Если персонаж вымышленный, творение фантазии художника, я знаю о нем все, что мне нужно и возможно знать из партитуры, – он весь в этом произведении. Побочного света на его личность я не найду. И не ищу. Иное дело, если персонаж – лицо историческое. В этом случае я обязан обратиться еще к истории. Я должен изучить, какие действительные события происходили вокруг него и через него, чем он был отличен от других людей его времени и его окружения, каким он представлялся современникам н каким его рисуют историки. Это для чего нужно? Ведь играть я должен не историю, а лицо, изображенное в данном художественном произведении, как бы оно ни противоречило исторической истине. Нужно это вот для чего. Если художник с историей в полном согласии, история мне поможет глубже и всесторонне прочитать его замысел; если же художник от истории уклонился, вошел с ней в сознательное противоречие, то знать исторические факты мне в этом случае еще гораздо важнее, чем в первом. Тут, как раз на уклонениях художника от исторической правды, можно уловить самую интимную суть его замысла. История колеблется, не знает – виновен ли царь Борис в убиении царевича Димитрия в Угличе или невиновен. Пушкин делает его виновным, Мусоргский вслед за Пушкиным наделяет Бориса совестью, в которой, как в клетке зверь, мятется преступная мука. Я, конечно, больше узнаю о произведении Пушкина и толковании Мусоргским образа Бориса, если я знаю, что это не бесспорный исторический факт, а субъективное истолкование истории. Я верен, не могу не быть верным замыслу Пушкина и осуществлению Мусоргского – я играю преступного царя Бориса, но из знания истории я все-таки извлекаю кое-какие оттенки игры, которые иначе отсутствовали бы. Не могу сказать достоверно, но возможно, что это знание помогает мне делать Бориса более трагически-симпатичным…

 Вот почему, готовясь к роли Бориса, я обратился к нашему знаменитому историку В. О. Ключевскому за указанием и советом. С радостной благодарностью помню, как чудесно говорил мне о Борисе, его эпохе и среде незабвенный Василий Осипович. Тонкий художник слова, наделенный огромным историческим воображением, он оказался и замечательным актером.
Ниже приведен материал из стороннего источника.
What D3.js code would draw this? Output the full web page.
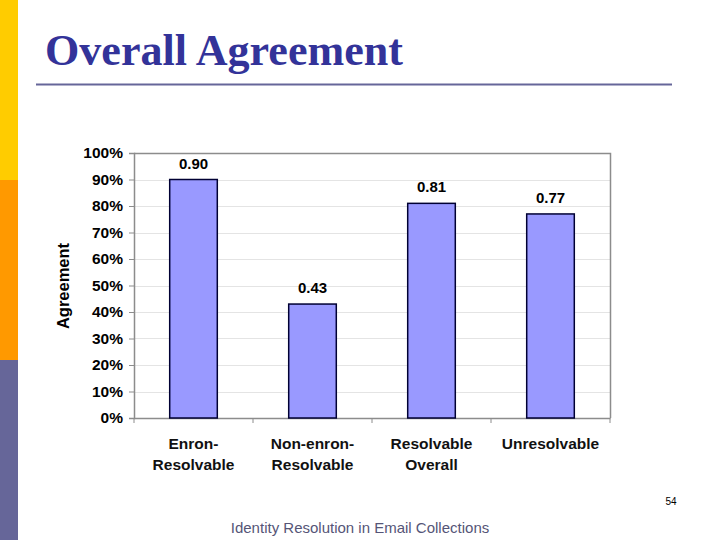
<!DOCTYPE html>
<html><head><meta charset="utf-8">
<script src="https://cdn.jsdelivr.net/npm/d3@7"></script>
<style>body{margin:0;background:#fff;}svg{display:block;}</style>
</head><body>
<script>
const categories = [["Enron-","Resolvable"],["Non-enron-","Resolvable"],["Resolvable","Overall"],["Unresolvable"]];
const values = [0.90, 0.43, 0.81, 0.77];
const valueLabels = ["0.90","0.43","0.81","0.77"];
const yTicks = [0,0.1,0.2,0.3,0.4,0.5,0.6,0.7,0.8,0.9,1.0];

const W=720,H=540;
const svg=d3.select("body").append("svg").attr("width",W).attr("height",H);
svg.append("rect").attr("width",W).attr("height",H).attr("fill","#fff");
// sidebar
svg.append("rect").attr("x",0).attr("y",0).attr("width",18).attr("height",180).attr("fill","#FFCC00");
svg.append("rect").attr("x",0).attr("y",180).attr("width",18).attr("height",180).attr("fill","#FF9900");
svg.append("rect").attr("x",0).attr("y",360).attr("width",18).attr("height",180).attr("fill","#666699");
// title
svg.append("text").attr("x",45).attr("y",65).text("Overall Agreement")
  .attr("font-family","Liberation Serif, Times New Roman, serif").attr("font-weight","bold")
  .attr("font-size",44).attr("fill","#333399").attr("textLength",358).attr("lengthAdjust","spacingAndGlyphs");
svg.append("line").attr("x1",36).attr("x2",672).attr("y1",84.5).attr("y2",84.5).attr("stroke","#666699").attr("stroke-width",2);

const L=134,R=610,T=153,B=418;
const x=d3.scaleBand().domain(d3.range(categories.length)).range([L,R]).paddingInner(0.6).paddingOuter(0.3);
const xb=d3.scaleBand().domain(d3.range(categories.length)).range([L,R]);
const y=d3.scaleLinear().domain([0,1]).range([B,T]);

// gridlines
svg.append("g").selectAll("line").data(yTicks.slice(1,-1)).join("line")
  .attr("x1",L).attr("x2",R).attr("y1",d=>Math.round(y(d))+0.5).attr("y2",d=>Math.round(y(d))+0.5)
  .attr("stroke","#e4e4e4").attr("stroke-width",1);
// border top/right
svg.append("path").attr("d",`M${L},${T+0.5}H${R+0.5}V${B}`).attr("fill","none").attr("stroke","#8c8c8c").attr("stroke-width",1.5);

// y axis
const ya=svg.append("g").attr("transform",`translate(${L},0)`)
  .call(d3.axisLeft(y).tickValues(yTicks).tickFormat(d3.format(".0%")).tickSize(5).tickPadding(6));
ya.select(".domain").attr("stroke","#8c8c8c").attr("stroke-width",1.5);
ya.selectAll(".tick line").attr("stroke","#8c8c8c");
ya.selectAll("text").attr("font-family","Liberation Sans, Arial, sans-serif").attr("font-weight","bold").attr("font-size",15.5).attr("fill","#000");

// x axis
const xa=svg.append("g").attr("transform",`translate(0,${B})`)
  .call(d3.axisBottom(xb).tickValues([]).tickSizeOuter(0));
xa.select(".domain").attr("stroke","#8c8c8c").attr("stroke-width",1.5);
svg.append("g").selectAll("line").data(d3.range(categories.length+1)).join("line")
  .attr("x1",d=>L+d*xb.step()).attr("x2",d=>L+d*xb.step()).attr("y1",B).attr("y2",B+5)
  .attr("stroke","#8c8c8c");

// bars
svg.append("g").selectAll("rect").data(values).join("rect")
  .attr("x",(d,i)=>x(i)).attr("width",x.bandwidth())
  .attr("y",d=>y(d)).attr("height",d=>B-y(d))
  .attr("fill","#9999FF").attr("stroke","#000033").attr("stroke-width",1.5);

// value labels
svg.append("g").selectAll("text").data(values).join("text")
  .attr("x",(d,i)=>x(i)+x.bandwidth()/2).attr("y",d=>y(d)-11)
  .attr("text-anchor","middle").text((d,i)=>valueLabels[i])
  .attr("font-family","Liberation Sans, Arial, sans-serif").attr("font-weight","bold").attr("font-size",15);

// category labels
const cg=svg.append("g").selectAll("text").data(categories).join("text")
  .attr("x",(d,i)=>xb(i)+xb.bandwidth()/2).attr("y",449)
  .attr("text-anchor","middle").attr("font-family","Liberation Sans, Arial, sans-serif")
  .attr("font-weight","bold").attr("font-size",15.5).attr("fill","#111");
cg.each(function(d,i){
  const t=d3.select(this);
  d.forEach((s,j)=>t.append("tspan").attr("x",xb(i)+xb.bandwidth()/2).attr("dy",j===0?0:21).text(s));
});

// y title
svg.append("text").attr("transform","translate(69,286) rotate(-90)").attr("text-anchor","middle")
  .text("Agreement").attr("font-family","Liberation Sans, Arial, sans-serif").attr("font-weight","bold").attr("font-size",16.5);

// footer
svg.append("text").attr("x",360).attr("y",533).attr("text-anchor","middle").text("Identity Resolution in Email Collections")
  .attr("font-family","Liberation Sans, Arial, sans-serif").attr("font-size",15).attr("fill","#555577");
svg.append("text").attr("x",671).attr("y",505).attr("text-anchor","middle").text("54")
  .attr("font-family","Liberation Sans, Arial, sans-serif").attr("font-size",10).attr("fill","#000");
</script>
</body></html>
Гулял я с ним во Владимирской губернии по лесу, когда он мне рассказывал о характере князя Василия Шуйского. Какой же это был изумительный рассказ! Остановится, отступит шага на два, протянет вкрадчиво ко мне – царю Борису – руку и так рассудительно, сладко говорит:

 Но знаешь сам: бессмысленная чернь

 Изменчива, мятежна, суеверна,

 Легко пустой надежде предана.

 Мгновенному внушению послушна,

 Для истины глуха и равнодушна.

 А баснями питается она.

 Ей нравится бесстыдная отвага.

 Так если сей неведомый бродяга

 Литовскую границу перейдет…

 Говорит, а сам хитрыми глазами мне в глаза смотрит, как бы прощупывает меня, какое впечатление на меня производят его слова – испуган ли я, встревожен ли? Ему это очень важно знать для своей политической игры. Как живой вставал предо мной Шуйский в воплощении Ключевского. И я понимал, что когда говорит такой тонкий хитрец, как Шуйский, я, Борис, и слушать должен его, как слушают ловкого интригана, а не просто бесхитростного докладчика-царедворца.

 Таким образом, первоначальный ключ к постижению характера изображаемого лица дает мне внимательное изучение роли и источников, то есть усилие чисто интеллектуального порядка. Я просто усваиваю урок, как ученик проходит свой курс по учебнику. Но это, очевидно, только начало.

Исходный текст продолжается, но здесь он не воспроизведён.